True. That still doesn't make him vegan :)

Seaside
Jun 29th, 2005, 06:22 AM
Maybe it had eaten meat to survive, because it was winter or something?
"It"?

Kam
Aug 14th, 2005, 07:13 PM
The title of this thread relates to the iceman's diet, as such I think it is ok not to get wrapped up in the semantics of what is a full vegan as opposed to a dietary one. It does look quite possible that they did eat meat but only when there was nothing else available. I guess they only killed when they absolutely had to in order to live, and when they did, they used everything - fur to keep warm, and meat to eat. It wasn't an evil meat industry back then, which is the main problem I have with today's meat. oh and it's pumped full of chemicals. That and it's just not necessary to thrive. I do think I'd do the same if I was stuck in a freezing world of snow back in those days, but only as a last resort to survive. Therefore, maybe he was vegan 'as far as possible'!

Gliondrach
Aug 15th, 2005, 11:33 PM
I doubt that they had much time for animal welfare in those days. I believe they would have been hunter-gatherers. Look at the present-day herders and hunter-gatherers, and we can get some idea of how these people may have lived. The availability of food would have been very restricted, lacking in many of the things that we take for granted that grow in tropical parts of the world.

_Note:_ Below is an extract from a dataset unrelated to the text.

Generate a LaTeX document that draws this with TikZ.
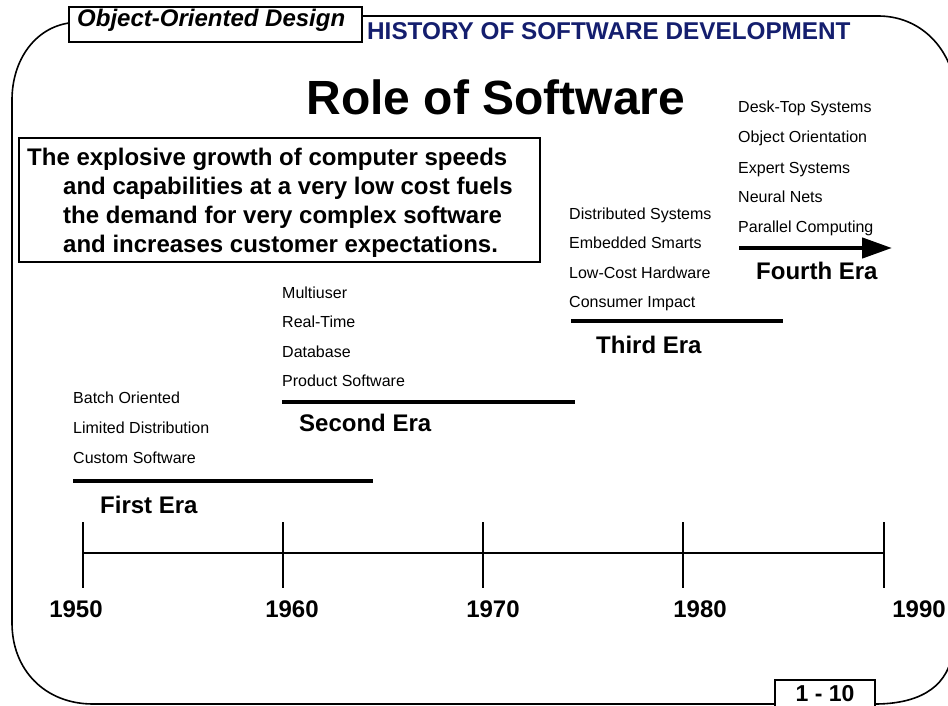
\documentclass[tikz,border=0pt]{standalone}
\usepackage{fontspec}
\setmainfont{Liberation Sans}
\usetikzlibrary{arrows.meta}
\definecolor{histnavy}{RGB}{20,30,110}

\begin{document}
\begin{tikzpicture}[x = 1pt, y = -1pt,
  item/.style = {anchor = base west, inner sep = 0pt, font = \fontsize{16}{16}\selectfont},
  era/.style = {anchor = base west, inner sep = 0pt, font = \fontsize{24}{24}\selectfont\bfseries},
  year/.style = {anchor = base, inner sep = 0pt, font = \fontsize{24}{24}\selectfont\bfseries},
  bar/.style = {line width = 4.5pt},
  frame/.style = {line width = 1.6pt},
  axis/.style = {line width = 1.8pt}]
\useasboundingbox (0,0) rectangle (948,706);
\draw[frame] (362,16) -- (878,16) .. controls (915,16) and (942,40) .. (952,72) -- (952,655) .. controls (946,690) and (915,704) .. (875,704);
\draw[frame] (775,704) -- (93,704) .. controls (45,704) and (12,670) .. (12,623) -- (12,100) .. controls (12,60) and (35,28) .. (69,23);
\draw[frame] (69,7) rectangle (362,42);
\node[anchor = base west, inner sep = 0pt, font = \fontsize{24}{24}\selectfont\bfseries\itshape] (course) at (77,27) {Object-Oriented Design};
\node[anchor = base west, inner sep = 0pt, text = histnavy, font = \fontsize{24.3}{24.3}\selectfont\bfseries] (chapter) at (367,40) {HISTORY OF SOFTWARE DEVELOPMENT};
\node[anchor = base, inner sep = 0pt, font = \fontsize{48}{48}\selectfont\bfseries] (title) at (496,115) {Role of Software};
\draw[frame] (19,138) rectangle (540,262);
\node[anchor = north west, inner sep = 0pt, align = left, font = \fontsize{24}{29}\selectfont\bfseries] (claim) at (27,147.5) {The explosive growth of computer speeds\\
\hspace*{36pt}and capabilities at a very low cost fuels\\
\hspace*{36pt}the demand for very complex software\\
\hspace*{36pt}and increases customer expectations.};
\node[item] (a1) at (738,113) {Desk-Top Systems};
\node[item] (a2) at (738,143) {Object Orientation};
\node[item] (a3) at (738,173) {Expert Systems};
\node[item] (a4) at (738,202) {Neural Nets};
\node[item] (a5) at (738,232) {Parallel Computing};
\draw[bar, -{Triangle[length = 30pt, width = 20pt]}] (739,248) -- (892,248);
\node[era] (era4) at (756,279) {Fourth Era};
\node[item] (b1) at (569,219) {Distributed Systems};
\node[item] (b2) at (569,248) {Embedded Smarts};
\node[item] (b3) at (569,278) {Low-Cost Hardware};
\node[item] (b4) at (569,307) {Consumer Impact};
\draw[bar] (571,321) -- (783,321);
\node[era] (era3) at (596,353) {Third Era};
\node[item] (c1) at (282,298) {Multiuser};
\node[item] (c2) at (282,327) {Real-Time};
\node[item] (c3) at (282,357) {Database};
\node[item] (c4) at (282,386) {Product Software};
\draw[bar] (282,402) -- (575,402);
\node[era] (era2) at (299,431) {Second Era};
\node[item] (d1) at (73,403) {Batch Oriented};
\node[item] (d2) at (73,433) {Limited Distribution};
\node[item] (d3) at (73,463) {Custom Software};
\draw[bar] (73,481) -- (373,481);
\node[era] (era1) at (100,513) {First Era};
\draw[axis] (83,553) -- (884,553);
\draw[axis] (83,522) -- (83,588);
\draw[axis] (283,522) -- (283,588);
\draw[axis] (483,522) -- (483,588);
\draw[axis] (683,522) -- (683,588);
\draw[axis] (884,522) -- (884,588);
\node[year] (y1950) at (76,617) {1950};
\node[year] (y1960) at (292,617) {1960};
\node[year] (y1970) at (493,617) {1970};
\node[year] (y1980) at (700,617) {1980};
\node[year] (y1990) at (919,617) {1990};
\draw[frame] (775,712) -- (775,680) -- (875,680) -- (875,712);
\node[anchor = base, inner sep = 0pt, font = \fontsize{23}{23}\selectfont\bfseries] (page) at (825,701) {1 - 10};
\end{tikzpicture}
\end{document}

If they were good hunters, they would have killed quickly, if for no other reason than to stop the animal getting away or attacking them. Still very cruel. A modern hunter-gatherer, Ray Mears, is often shown on telly cooking shellfish alive on a hot rock or catching fish and leaving them to suffocate on the riverbank. People like that seem to give no thought to the suffering of the other animals.

rantipole
Aug 17th, 2005, 04:59 AM
If he was a shaman as some think he was, it is possible he ate a vegan diet when the rest of his tribe or village did not. There are other cultures in which the priests and shaman eat a different diet than the populace at large.

I guess my point is that it's hard to make claims about the diet of a whole group of people based on one individual's body. What would future people think of the American diet if they found one of us frozen in ice?

Cheers,
rant

Kam
Aug 23rd, 2005, 11:13 AM
If he was a shaman as some think he was, it is possible he ate a vegan diet when the rest of his tribe or village did not. There are other cultures in which the priests and shaman eat a different diet than the populace at large.

I guess my point is that it's hard to make claims about the diet of a whole group of people based on one individual's body. What would future people think of the American diet if they found one of us frozen in ice?

Cheers,
rantVery good point. I would love to know for sure, this kind of stuff is fascinating to me.